■ Recorded data:
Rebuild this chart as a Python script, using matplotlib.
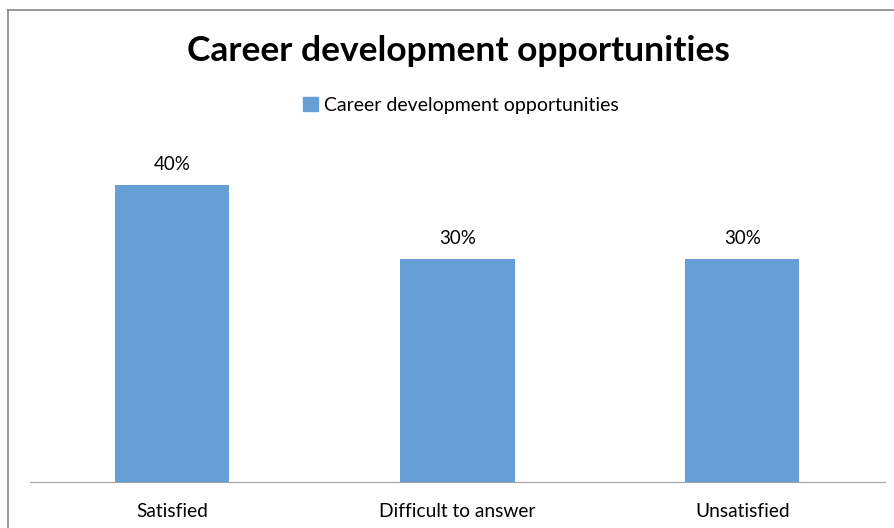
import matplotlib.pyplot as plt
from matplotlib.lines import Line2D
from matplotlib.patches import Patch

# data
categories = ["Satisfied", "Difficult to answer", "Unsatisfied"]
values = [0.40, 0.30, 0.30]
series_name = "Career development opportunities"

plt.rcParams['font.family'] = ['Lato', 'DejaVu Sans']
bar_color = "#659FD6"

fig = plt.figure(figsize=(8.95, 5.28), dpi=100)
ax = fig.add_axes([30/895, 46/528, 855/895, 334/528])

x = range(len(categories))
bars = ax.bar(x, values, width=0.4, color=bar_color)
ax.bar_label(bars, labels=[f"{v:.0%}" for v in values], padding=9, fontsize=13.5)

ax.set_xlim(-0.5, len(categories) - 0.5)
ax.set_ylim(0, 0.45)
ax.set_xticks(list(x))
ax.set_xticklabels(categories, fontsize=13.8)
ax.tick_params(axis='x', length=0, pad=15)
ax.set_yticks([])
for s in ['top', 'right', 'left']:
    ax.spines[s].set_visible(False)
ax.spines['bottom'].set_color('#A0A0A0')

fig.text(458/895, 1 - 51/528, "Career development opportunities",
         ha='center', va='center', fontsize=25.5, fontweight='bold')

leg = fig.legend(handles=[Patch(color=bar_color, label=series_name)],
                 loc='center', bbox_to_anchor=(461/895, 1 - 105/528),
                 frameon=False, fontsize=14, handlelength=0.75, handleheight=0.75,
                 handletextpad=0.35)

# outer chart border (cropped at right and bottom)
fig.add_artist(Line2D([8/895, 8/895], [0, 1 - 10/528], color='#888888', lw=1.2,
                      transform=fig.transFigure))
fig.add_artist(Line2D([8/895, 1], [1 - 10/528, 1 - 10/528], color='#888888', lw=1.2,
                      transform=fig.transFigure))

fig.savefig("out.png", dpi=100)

■ What the task requires: Write out the whole listing exactly, and drop the pictures.

■ Final answer:
Rebuild this chart as a Python script, using matplotlib.
import matplotlib.pyplot as plt
from matplotlib.lines import Line2D
from matplotlib.patches import Patch

# data
categories = ["Satisfied", "Difficult to answer", "Unsatisfied"]
values = [0.40, 0.30, 0.30]
series_name = "Career development opportunities"

plt.rcParams['font.family'] = ['Lato', 'DejaVu Sans']
bar_color = "#659FD6"

fig = plt.figure(figsize=(8.95, 5.28), dpi=100)
ax = fig.add_axes([30/895, 46/528, 855/895, 334/528])

x = range(len(categories))
bars = ax.bar(x, values, width=0.4, color=bar_color)
ax.bar_label(bars, labels=[f"{v:.0%}" for v in values], padding=9, fontsize=13.5)

ax.set_xlim(-0.5, len(categories) - 0.5)
ax.set_ylim(0, 0.45)
ax.set_xticks(list(x))
ax.set_xticklabels(categories, fontsize=13.8)
ax.tick_params(axis='x', length=0, pad=15)
ax.set_yticks([])
for s in ['top', 'right', 'left']:
    ax.spines[s].set_visible(False)
ax.spines['bottom'].set_color('#A0A0A0')

fig.text(458/895, 1 - 51/528, "Career development opportunities",
         ha='center', va='center', fontsize=25.5, fontweight='bold')

leg = fig.legend(handles=[Patch(color=bar_color, label=series_name)],
                 loc='center', bbox_to_anchor=(461/895, 1 - 105/528),
                 frameon=False, fontsize=14, handlelength=0.75, handleheight=0.75,
                 handletextpad=0.35)

# outer chart border (cropped at right and bottom)
fig.add_artist(Line2D([8/895, 8/895], [0, 1 - 10/528], color='#888888', lw=1.2,
                      transform=fig.transFigure))
fig.add_artist(Line2D([8/895, 1], [1 - 10/528, 1 - 10/528], color='#888888', lw=1.2,
                      transform=fig.transFigure))

fig.savefig("out.png", dpi=100)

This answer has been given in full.